:: SHORT EXERCISE ::
Quote all of the data that follows exactly as written, skipping the images.

:: DATA EXCERPTS ::
◆ ◆ ◆ ◆
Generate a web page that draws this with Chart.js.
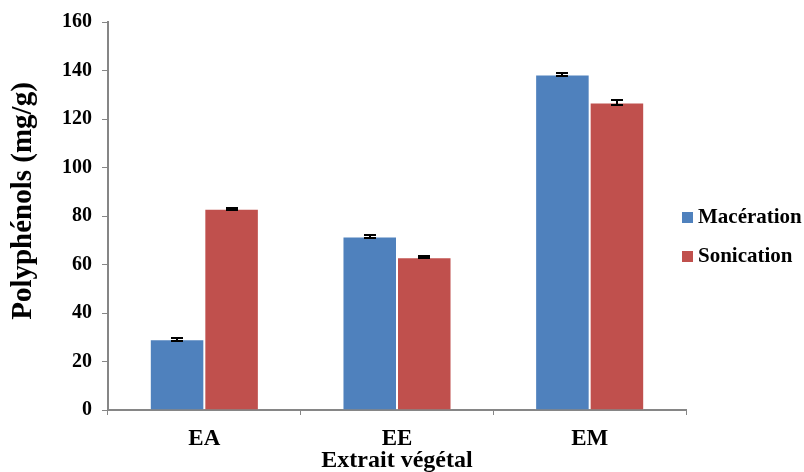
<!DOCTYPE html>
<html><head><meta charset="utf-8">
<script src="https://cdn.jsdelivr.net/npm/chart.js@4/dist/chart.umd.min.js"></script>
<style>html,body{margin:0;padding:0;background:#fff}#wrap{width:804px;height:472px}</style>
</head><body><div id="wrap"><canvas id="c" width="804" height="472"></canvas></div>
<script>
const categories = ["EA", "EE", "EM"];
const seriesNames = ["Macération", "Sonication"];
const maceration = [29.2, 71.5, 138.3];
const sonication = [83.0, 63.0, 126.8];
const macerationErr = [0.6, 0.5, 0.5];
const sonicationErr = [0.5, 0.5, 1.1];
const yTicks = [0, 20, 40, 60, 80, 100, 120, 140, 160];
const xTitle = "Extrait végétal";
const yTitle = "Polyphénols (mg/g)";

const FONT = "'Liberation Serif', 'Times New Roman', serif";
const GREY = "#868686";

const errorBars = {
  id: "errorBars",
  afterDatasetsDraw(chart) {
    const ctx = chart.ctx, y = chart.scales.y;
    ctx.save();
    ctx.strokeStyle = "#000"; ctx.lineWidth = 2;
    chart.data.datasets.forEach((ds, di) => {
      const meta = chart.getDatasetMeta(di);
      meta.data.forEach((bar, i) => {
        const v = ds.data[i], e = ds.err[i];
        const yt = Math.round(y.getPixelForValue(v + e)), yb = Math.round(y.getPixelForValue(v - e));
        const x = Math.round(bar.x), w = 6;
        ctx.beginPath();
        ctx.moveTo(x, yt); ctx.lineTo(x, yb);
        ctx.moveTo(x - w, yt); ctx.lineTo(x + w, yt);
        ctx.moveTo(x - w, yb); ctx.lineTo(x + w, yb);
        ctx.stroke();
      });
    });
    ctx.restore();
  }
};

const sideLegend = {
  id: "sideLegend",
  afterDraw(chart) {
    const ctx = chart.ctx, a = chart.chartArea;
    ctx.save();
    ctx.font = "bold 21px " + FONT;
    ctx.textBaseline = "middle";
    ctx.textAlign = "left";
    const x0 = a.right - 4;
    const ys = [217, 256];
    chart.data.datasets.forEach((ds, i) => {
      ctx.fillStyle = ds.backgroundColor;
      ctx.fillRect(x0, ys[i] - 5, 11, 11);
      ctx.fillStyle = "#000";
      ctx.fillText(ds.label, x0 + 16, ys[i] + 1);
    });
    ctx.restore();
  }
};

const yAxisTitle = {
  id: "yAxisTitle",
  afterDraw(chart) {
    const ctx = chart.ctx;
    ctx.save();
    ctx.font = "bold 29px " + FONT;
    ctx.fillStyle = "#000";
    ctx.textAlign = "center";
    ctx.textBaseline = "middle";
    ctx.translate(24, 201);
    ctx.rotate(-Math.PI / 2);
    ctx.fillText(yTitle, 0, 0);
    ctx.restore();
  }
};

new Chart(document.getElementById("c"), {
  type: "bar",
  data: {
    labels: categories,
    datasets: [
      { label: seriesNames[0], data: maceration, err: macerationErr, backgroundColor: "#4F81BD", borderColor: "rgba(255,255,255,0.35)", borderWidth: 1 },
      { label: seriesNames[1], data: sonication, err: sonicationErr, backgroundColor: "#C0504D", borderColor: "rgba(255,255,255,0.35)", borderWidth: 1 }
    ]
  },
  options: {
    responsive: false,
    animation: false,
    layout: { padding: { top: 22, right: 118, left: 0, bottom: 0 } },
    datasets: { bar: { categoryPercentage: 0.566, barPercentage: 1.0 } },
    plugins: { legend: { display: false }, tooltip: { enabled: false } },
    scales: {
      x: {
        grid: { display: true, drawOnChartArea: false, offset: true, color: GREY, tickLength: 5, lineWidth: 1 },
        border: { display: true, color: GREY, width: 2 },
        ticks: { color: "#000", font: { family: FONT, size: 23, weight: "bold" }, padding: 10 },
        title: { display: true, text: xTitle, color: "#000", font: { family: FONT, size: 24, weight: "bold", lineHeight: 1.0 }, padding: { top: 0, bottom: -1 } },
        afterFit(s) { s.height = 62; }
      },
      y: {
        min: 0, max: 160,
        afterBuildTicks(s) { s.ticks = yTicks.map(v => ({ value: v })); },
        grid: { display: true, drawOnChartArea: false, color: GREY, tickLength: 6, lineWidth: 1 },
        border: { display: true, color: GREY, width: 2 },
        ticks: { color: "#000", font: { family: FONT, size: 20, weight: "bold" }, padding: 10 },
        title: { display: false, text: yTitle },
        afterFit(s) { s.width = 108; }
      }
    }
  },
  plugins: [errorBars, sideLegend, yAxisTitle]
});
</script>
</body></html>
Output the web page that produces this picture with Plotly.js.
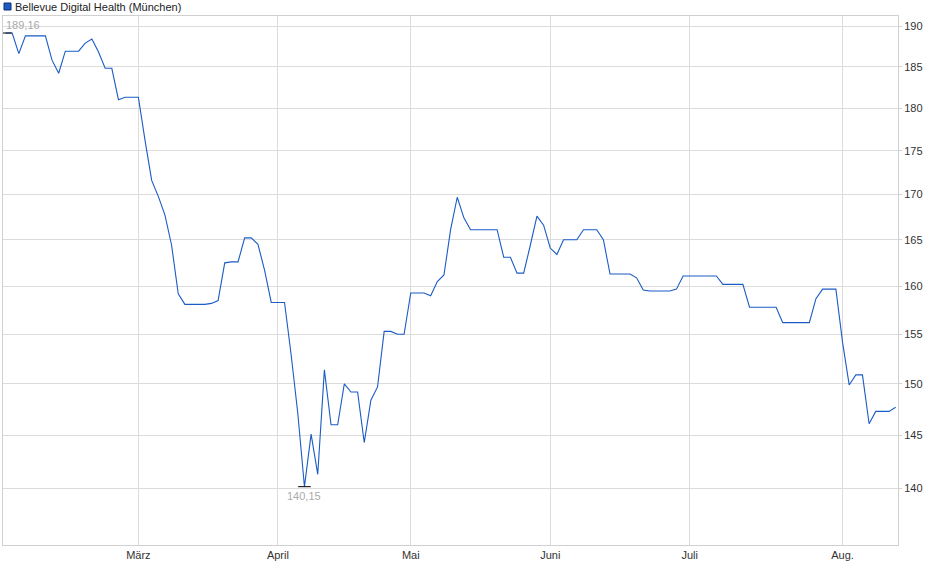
◆ ◆ ◆ ◆
:: RESULT OF THE EXERCISE ::
Generate a web page that draws this with Chart.js.
<!DOCTYPE html>
<html><head><meta charset="utf-8">
<script src="https://cdn.jsdelivr.net/npm/chart.js@4/dist/chart.umd.min.js"></script>
<style>html,body{margin:0;padding:0;background:#fff}#wrap{width:804px;height:472px}</style>
</head><body><div id="wrap"><canvas id="c" width="804" height="472"></canvas></div>
<script>
const categories = ["EA", "EE", "EM"];
const seriesNames = ["Macération", "Sonication"];
const maceration = [29.2, 71.5, 138.3];
const sonication = [83.0, 63.0, 126.8];
const macerationErr = [0.6, 0.5, 0.5];
const sonicationErr = [0.5, 0.5, 1.1];
const yTicks = [0, 20, 40, 60, 80, 100, 120, 140, 160];
const xTitle = "Extrait végétal";
const yTitle = "Polyphénols (mg/g)";

const FONT = "'Liberation Serif', 'Times New Roman', serif";
const GREY = "#868686";

const errorBars = {
  id: "errorBars",
  afterDatasetsDraw(chart) {
    const ctx = chart.ctx, y = chart.scales.y;
    ctx.save();
    ctx.strokeStyle = "#000"; ctx.lineWidth = 2;
    chart.data.datasets.forEach((ds, di) => {
      const meta = chart.getDatasetMeta(di);
      meta.data.forEach((bar, i) => {
        const v = ds.data[i], e = ds.err[i];
        const yt = Math.round(y.getPixelForValue(v + e)), yb = Math.round(y.getPixelForValue(v - e));
        const x = Math.round(bar.x), w = 6;
        ctx.beginPath();
        ctx.moveTo(x, yt); ctx.lineTo(x, yb);
        ctx.moveTo(x - w, yt); ctx.lineTo(x + w, yt);
        ctx.moveTo(x - w, yb); ctx.lineTo(x + w, yb);
        ctx.stroke();
      });
    });
    ctx.restore();
  }
};

const sideLegend = {
  id: "sideLegend",
  afterDraw(chart) {
    const ctx = chart.ctx, a = chart.chartArea;
    ctx.save();
    ctx.font = "bold 21px " + FONT;
    ctx.textBaseline = "middle";
    ctx.textAlign = "left";
    const x0 = a.right - 4;
    const ys = [217, 256];
    chart.data.datasets.forEach((ds, i) => {
      ctx.fillStyle = ds.backgroundColor;
      ctx.fillRect(x0, ys[i] - 5, 11, 11);
      ctx.fillStyle = "#000";
      ctx.fillText(ds.label, x0 + 16, ys[i] + 1);
    });
    ctx.restore();
  }
};

const yAxisTitle = {
  id: "yAxisTitle",
  afterDraw(chart) {
    const ctx = chart.ctx;
    ctx.save();
    ctx.font = "bold 29px " + FONT;
    ctx.fillStyle = "#000";
    ctx.textAlign = "center";
    ctx.textBaseline = "middle";
    ctx.translate(24, 201);
    ctx.rotate(-Math.PI / 2);
    ctx.fillText(yTitle, 0, 0);
    ctx.restore();
  }
};

new Chart(document.getElementById("c"), {
  type: "bar",
  data: {
    labels: categories,
    datasets: [
      { label: seriesNames[0], data: maceration, err: macerationErr, backgroundColor: "#4F81BD", borderColor: "rgba(255,255,255,0.35)", borderWidth: 1 },
      { label: seriesNames[1], data: sonication, err: sonicationErr, backgroundColor: "#C0504D", borderColor: "rgba(255,255,255,0.35)", borderWidth: 1 }
    ]
  },
  options: {
    responsive: false,
    animation: false,
    layout: { padding: { top: 22, right: 118, left: 0, bottom: 0 } },
    datasets: { bar: { categoryPercentage: 0.566, barPercentage: 1.0 } },
    plugins: { legend: { display: false }, tooltip: { enabled: false } },
    scales: {
      x: {
        grid: { display: true, drawOnChartArea: false, offset: true, color: GREY, tickLength: 5, lineWidth: 1 },
        border: { display: true, color: GREY, width: 2 },
        ticks: { color: "#000", font: { family: FONT, size: 23, weight: "bold" }, padding: 10 },
        title: { display: true, text: xTitle, color: "#000", font: { family: FONT, size: 24, weight: "bold", lineHeight: 1.0 }, padding: { top: 0, bottom: -1 } },
        afterFit(s) { s.height = 62; }
      },
      y: {
        min: 0, max: 160,
        afterBuildTicks(s) { s.ticks = yTicks.map(v => ({ value: v })); },
        grid: { display: true, drawOnChartArea: false, color: GREY, tickLength: 6, lineWidth: 1 },
        border: { display: true, color: GREY, width: 2 },
        ticks: { color: "#000", font: { family: FONT, size: 20, weight: "bold" }, padding: 10 },
        title: { display: false, text: yTitle },
        afterFit(s) { s.width = 108; }
      }
    }
  },
  plugins: [errorBars, sideLegend, yAxisTitle]
});
</script>
</body></html>
Output the web page that produces this picture with Plotly.js.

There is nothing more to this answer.